— BEGIN —
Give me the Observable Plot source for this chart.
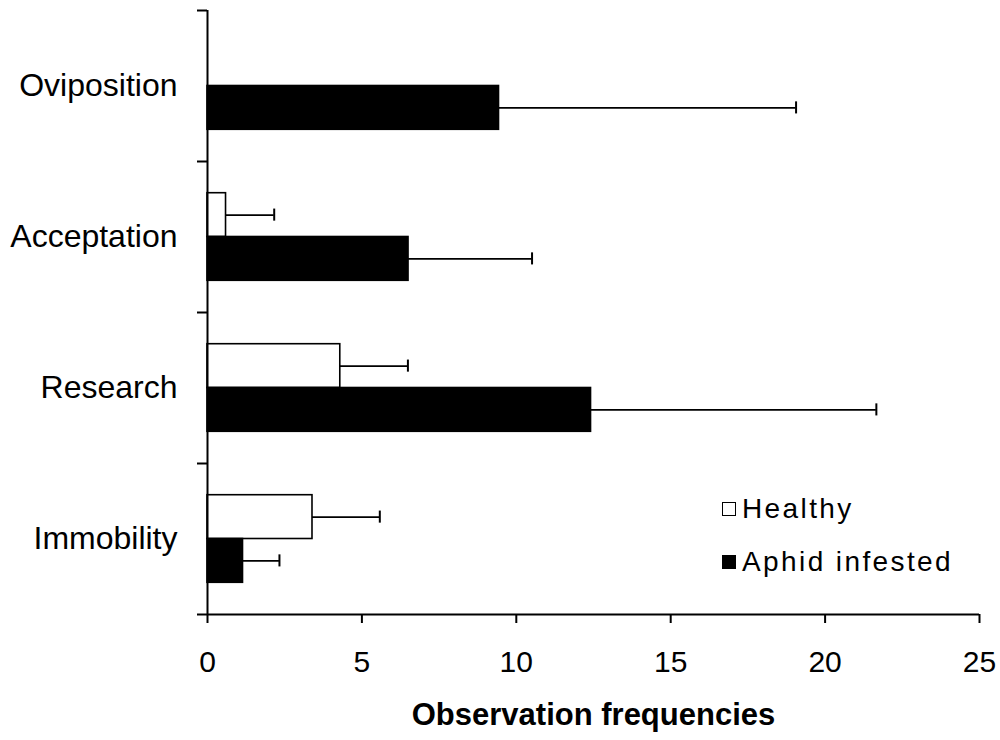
<!DOCTYPE html>
<html>
<head>
<meta charset="utf-8">
<script src="https://cdn.jsdelivr.net/npm/d3@7"></script>
<script src="https://cdn.jsdelivr.net/npm/@observablehq/plot@0.6"></script>
<style>
  body { margin: 0; background: #fff; }
  #chart { position: relative; width: 1000px; height: 740px; font-family: "Liberation Sans", Arial, sans-serif; color: #000; }
  #chart svg { display: block; }
  .legend-item { position: absolute; left: 722px; height: 28px; line-height: 28px; font-size: 28px; letter-spacing: 2.4px; display: flex; align-items: center; white-space: nowrap; }
  .swatch { width: 14px; height: 14px; border: 1.5px solid #000; box-sizing: border-box; margin-right: 6px; flex: none; }
</style>
</head>
<body>
<div id="chart"></div>
<script>
// Behaviour categories, listed top to bottom
const categories = ["Oviposition", "Acceptation", "Research", "Immobility"];
// Plant treatments
const series = ["Healthy", "Aphid infested"];
// Mean observation frequencies and their error (upper whisker length)
const healthyMean = [0, 0.6, 4.3, 3.4];
const healthyErr = [0, 1.56, 2.19, 2.18];
const aphidMean = [9.44, 6.51, 12.42, 1.15];
const aphidErr = [9.62, 4.0, 9.24, 1.18];
// Frequency axis
const xDomain = [0, 25];
const xTicks = [0, 5, 10, 15, 20, 25];
const xLabel = "Observation frequencies";

// Position of the paired bars inside each category band (fractions of the band)
const BAR_TOP = 0.21, BAR_MID = 0.5, BAR_BOTTOM = 0.79, CAP = 0.04;

const rows = categories.flatMap((category, i) => [
  {category, series: series[0], mean: healthyMean[i], err: healthyErr[i], y1: i + BAR_TOP, y2: i + BAR_MID},
  {category, series: series[1], mean: aphidMean[i], err: aphidErr[i], y1: i + BAR_MID, y2: i + BAR_BOTTOM}
]).filter(d => d.mean > 0)
  .map(d => ({...d, yc: (d.y1 + d.y2) / 2, upper: d.mean + d.err}));

const font = '"Liberation Sans", Arial, sans-serif';

const chart = Plot.plot({
  width: 1000,
  height: 740,
  marginLeft: 207,
  marginRight: 21,
  marginTop: 10,
  marginBottom: 126,
  style: {fontFamily: font, fontSize: "30px", color: "#000", background: "#fff", overflow: "visible"},
  x: {domain: xDomain},
  y: {domain: [0, categories.length], reverse: true},
  color: {domain: series, range: ["#fff", "#000"]},
  marks: [
    // error whiskers
    Plot.ruleY(rows, {x1: "mean", x2: "upper", y: "yc", stroke: "#000", strokeWidth: 1.7}),
    Plot.ruleX(rows, {x: "upper", y1: d => d.yc - CAP, y2: d => d.yc + CAP, stroke: "#000", strokeWidth: 2}),
    // bars
    Plot.rect(rows, {x1: 0, x2: "mean", y1: "y1", y2: "y2", fill: "series", stroke: "#000", strokeWidth: 1.6}),
    // frequency axis
    Plot.axisX({ticks: xTicks, tickSize: 9, tickPadding: 27, strokeWidth: 2, label: null}),
    Plot.axisX({ticks: [], label: xLabel, labelAnchor: "center", labelOffset: 110, labelArrow: "none", fontWeight: "bold", fontSize: 31}),
    // category axis: ticks on band boundaries, names at band centres
    Plot.axisY({ticks: d3.range(categories.length + 1), tickSize: 10, tickFormat: () => "", strokeWidth: 2, label: null}),
    Plot.axisY({ticks: categories.map((_, i) => i + 0.5), tickSize: 0, tickPadding: 30, tickFormat: v => categories[Math.floor(v)], fontSize: 32, label: null}),
    // axis lines
    Plot.ruleX([0], {stroke: "#000", strokeWidth: 2}),
    Plot.ruleY([categories.length], {stroke: "#000", strokeWidth: 2})
  ]
});

const root = document.getElementById("chart");
root.appendChild(chart);

// legend
const legendTops = [495, 548];
series.forEach((name, i) => {
  const item = document.createElement("div");
  item.className = "legend-item";
  item.style.top = legendTops[i] + "px";
  const sw = document.createElement("span");
  sw.className = "swatch";
  sw.style.background = chart.scale("color").apply(name);
  item.appendChild(sw);
  item.appendChild(document.createTextNode(name));
  root.appendChild(item);
});
</script>
</body>
</html>
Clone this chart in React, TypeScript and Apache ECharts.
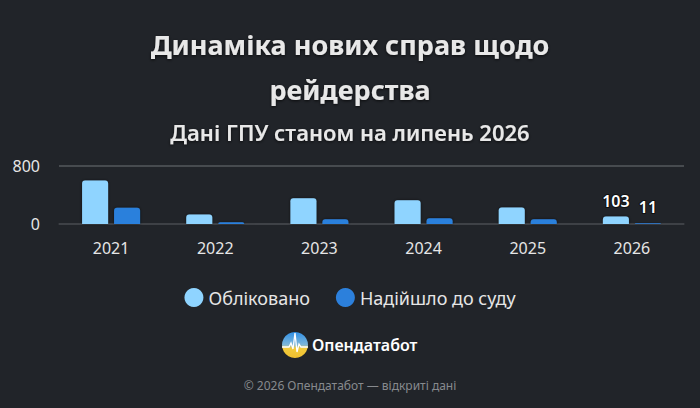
import React, { useEffect, useRef } from "react";
import * as echarts from "echarts";

const categories = ["2021", "2022", "2023", "2024", "2025", "2026"];
const registered = [600, 131, 354, 327, 229, 103];
const toCourt = [223, 25, 65, 80, 65, 11];
const yTicks = [0, 800];

const FONT = "'Noto Sans', 'Open Sans', sans-serif";

export default function App() {
  const ref = useRef<HTMLDivElement>(null);
  useEffect(() => {
    document.body.style.margin = "0";
    const chart = echarts.init(ref.current!, null, { renderer: "svg" });
    const lastIdx = categories.length - 1;
    const mk = (arr: number[]) =>
      arr.map((v, i) =>
        i === lastIdx
          ? {
              value: v,
              label: {
                show: true,
                position: "top",
                distance: 8,
                color: "#ffffff",
                fontSize: 16,
                fontWeight: 600,
                fontFamily: FONT,
                textBorderColor: "#111",
                textBorderWidth: 2,
              },
            }
          : v
      );
    chart.setOption({
      animation: false,
      backgroundColor: "#212429",
      textStyle: { fontFamily: FONT },
      title: [
        {
          text: "Динаміка нових справ щодо\nрейдерства",
          left: "center",
          top: 17,
          textStyle: {
            color: "#e8e8e8",
            fontSize: 27,
            fontWeight: "bold",
            lineHeight: 45,
            fontFamily: FONT,
            textShadowColor: "rgba(0,0,0,0.7)",
            textShadowBlur: 3,
            textShadowOffsetY: 1,
          },
        },
        {
          text: "Дані ГПУ станом на липень 2026",
          left: "center",
          top: 116,
          textStyle: {
            color: "#e8e8e8",
            fontSize: 22,
            fontWeight: 600,
            fontFamily: FONT,
            textShadowColor: "rgba(0,0,0,0.7)",
            textShadowBlur: 3,
            textShadowOffsetY: 1,
          },
        },
      ],
      legend: {
        top: 283,
        left: "center",
        icon: "circle",
        itemWidth: 19,
        itemHeight: 19,
        itemGap: 26,
        textStyle: { color: "#e6e6e6", fontSize: 18, fontFamily: FONT },
        data: ["Обліковано", "Надійшло до суду"],
      },
      grid: { left: 59, right: 16, top: 166, bottom: 184 },
      xAxis: {
        type: "category",
        data: categories,
        axisLine: { lineStyle: { color: "#3c3f44", width: 1.5 } },
        axisTick: { alignWithLabel: true, length: 6, lineStyle: { color: "#3c3f44" } },
        axisLabel: { color: "#e6e6e6", fontSize: 16, margin: 16, fontFamily: FONT },
      },
      yAxis: {
        type: "value",
        min: yTicks[0],
        max: yTicks[1],
        interval: yTicks[1] - yTicks[0],
        axisLabel: { color: "#e6e6e6", fontSize: 16, margin: 19, fontFamily: FONT },
        splitLine: { lineStyle: { color: "#55585c", width: 1.5 } },
        axisLine: { show: false },
        axisTick: { show: false },
      },
      series: [
        {
          name: "Обліковано",
          type: "bar",
          data: mk(registered),
          barWidth: 26,
          barGap: "23%",
          itemStyle: {
            color: "#8fd4ff",
            borderRadius: [3, 3, 0, 0],
            shadowColor: "rgba(0,0,0,0.6)",
            shadowBlur: 3,
          },
        },
        {
          name: "Надійшло до суду",
          type: "bar",
          data: mk(toCourt),
          barWidth: 26,
          itemStyle: {
            color: "#2c80dc",
            borderRadius: [3, 3, 0, 0],
            shadowColor: "rgba(0,0,0,0.6)",
            shadowBlur: 3,
          },
        },
      ],
      graphic: [
        {
          type: "circle",
          shape: { cx: 295, cy: 345, r: 13 },
          style: {
            fill: new echarts.graphic.LinearGradient(0, 0, 0, 1, [
              { offset: 0, color: "#2f8fe6" },
              { offset: 0.5, color: "#7fb7d8" },
              { offset: 0.62, color: "#f2cb3c" },
              { offset: 1, color: "#f0c030" },
            ]),
          },
        },
        {
          type: "polyline",
          shape: {
            points: [
              [282, 347],
              [289, 347],
              [291, 343],
              [293, 349],
              [295, 333],
              [297, 352],
              [299, 344],
              [301, 347],
              [308, 347],
            ],
          },
          style: { stroke: "#ffffff", lineWidth: 1.3, fill: null },
        },
        {
          type: "text",
          x: 312,
          y: 345,
          style: {
            text: "Опендатабот",
            fill: "#ffffff",
            fontSize: 16,
            fontWeight: 600,
            fontFamily: FONT,
            verticalAlign: "middle",
          },
        },
        {
          type: "text",
          x: 350,
          y: 385,
          style: {
            text: "© 2026 Опендатабот — відкриті дані",
            fill: "#878a8e",
            fontSize: 12,
            fontFamily: FONT,
            align: "center",
            verticalAlign: "middle",
          },
        },
      ],
    });
    return () => chart.dispose();
  }, []);
  return <div ref={ref} style={{ width: 700, height: 408 }} />;
}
— END —
*AIM*: Only lines with "this" are wanted here; list each of them.

*CORRECT OUTPUT*:
Give me the Observable Plot source for this chart.
Clone this chart in React, TypeScript and Apache ECharts.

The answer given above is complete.